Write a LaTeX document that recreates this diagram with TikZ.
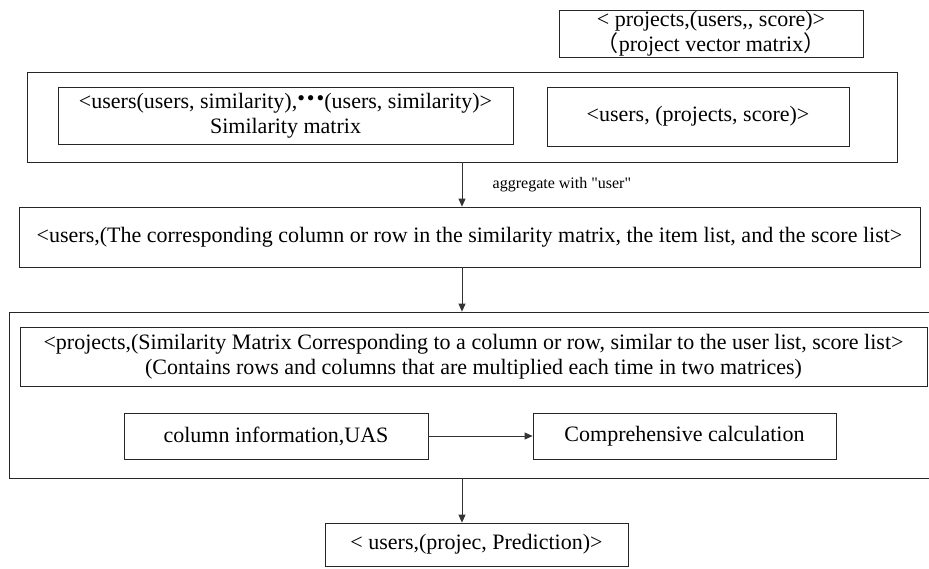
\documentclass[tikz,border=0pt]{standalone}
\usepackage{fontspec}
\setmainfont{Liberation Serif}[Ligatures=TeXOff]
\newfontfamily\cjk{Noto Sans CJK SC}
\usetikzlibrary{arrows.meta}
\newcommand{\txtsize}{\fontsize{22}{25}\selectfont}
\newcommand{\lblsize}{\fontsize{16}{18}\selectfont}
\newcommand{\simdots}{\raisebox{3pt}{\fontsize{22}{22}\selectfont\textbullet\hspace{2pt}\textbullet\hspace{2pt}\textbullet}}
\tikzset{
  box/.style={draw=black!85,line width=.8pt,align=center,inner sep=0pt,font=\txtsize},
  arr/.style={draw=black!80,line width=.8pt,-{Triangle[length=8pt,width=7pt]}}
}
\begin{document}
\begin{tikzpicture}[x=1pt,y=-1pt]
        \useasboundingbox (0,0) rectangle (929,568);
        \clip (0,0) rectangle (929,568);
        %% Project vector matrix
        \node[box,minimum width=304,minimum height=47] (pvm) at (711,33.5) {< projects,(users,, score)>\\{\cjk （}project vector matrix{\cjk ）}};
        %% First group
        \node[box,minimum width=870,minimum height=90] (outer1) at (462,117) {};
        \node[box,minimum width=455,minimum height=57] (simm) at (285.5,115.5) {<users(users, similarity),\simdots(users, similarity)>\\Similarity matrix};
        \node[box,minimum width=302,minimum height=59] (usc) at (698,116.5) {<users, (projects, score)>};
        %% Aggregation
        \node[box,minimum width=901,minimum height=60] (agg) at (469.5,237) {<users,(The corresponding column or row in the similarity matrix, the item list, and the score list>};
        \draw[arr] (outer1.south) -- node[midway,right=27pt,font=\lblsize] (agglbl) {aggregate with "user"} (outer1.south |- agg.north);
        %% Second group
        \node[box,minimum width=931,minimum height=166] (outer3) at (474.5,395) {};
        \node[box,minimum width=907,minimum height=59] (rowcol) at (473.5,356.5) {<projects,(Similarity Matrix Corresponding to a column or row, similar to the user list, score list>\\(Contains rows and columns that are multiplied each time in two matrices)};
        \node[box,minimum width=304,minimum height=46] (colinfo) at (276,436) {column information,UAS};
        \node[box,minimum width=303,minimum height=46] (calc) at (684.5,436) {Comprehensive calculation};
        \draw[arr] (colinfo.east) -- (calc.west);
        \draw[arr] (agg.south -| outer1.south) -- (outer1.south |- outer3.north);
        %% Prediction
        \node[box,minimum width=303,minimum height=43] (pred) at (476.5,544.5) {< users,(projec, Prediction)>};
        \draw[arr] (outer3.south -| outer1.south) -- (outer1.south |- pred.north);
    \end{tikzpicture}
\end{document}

※ ※ ※

**Work to complete:** Filter for "with". Return all lines that hold it.

**Output for this exercise:**
Write a LaTeX document that recreates this diagram with TikZ.
        \draw[arr] (outer1.south) -- node[midway,right=27pt,font=\lblsize] (agglbl) {aggregate with "user"} (outer1.south |- agg.north);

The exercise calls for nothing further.